Some companies may need more flexibility. “The addition of new instructions can have a dramatic impact on PPA,” says Zdeněk Přikryl, CTO for Codasip. “It can improve performance, or it may reduce memory footprint. But you need tools to help you do this. You describe the processor, including its ISA and microarchitecture, in a high-level language, which is fed into the tool suite. It generates the SDK, RTL and verification tools. The tools also help you find the right place for the optimization. The profiler gives you hints, such as instruction fusion. It identifies hotspots that can, or perhaps should be, optimized. A designer can do fast design space iterations, because all they need to do is to change the processor description, and the outputs are regenerated and ready for the next round of performance evaluation.”

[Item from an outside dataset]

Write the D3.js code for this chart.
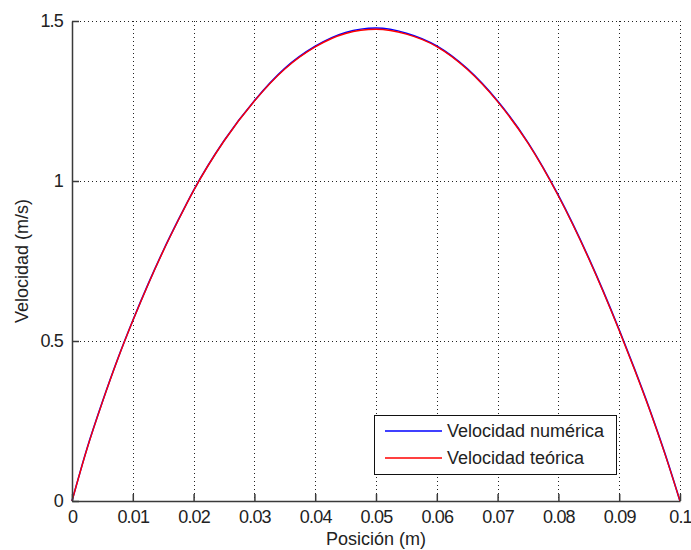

If the open-source concept works for the processor, it could spread to more of the IP on the chip. “We have yet to see major open-source activities in other functional components of the IC, but the same forces will apply beyond the processing unit,” says Oxland. “It is worth noting that RISC-V International, the foundation that develops and maintains the RISC-V standards, has expanded the scope of its work beyond the core and into the system as a whole.”

Heterogenous integration
An even bigger change in the IP market is coming from the need for heterogenous integration of multiple dies within a package. This change is creating some potentially new classes of IP. “If the chiplet model become widely adopted, and more affordable, it will reinvigorate the IP business,” says Ashraf Takla, founder and CEO for Mixel. “Chiplets give us more freedom to choose the best process for our IP instead of having to port our IP to a particular process technology that is used by the rest of the SoC. If a single chiplet standard becomes the clear winner, some IPs will be ripe for productization as a chiplets.”

There are many differing views on this subject, along with the progress of standards for heterogenous integration, which will be explored in future articles.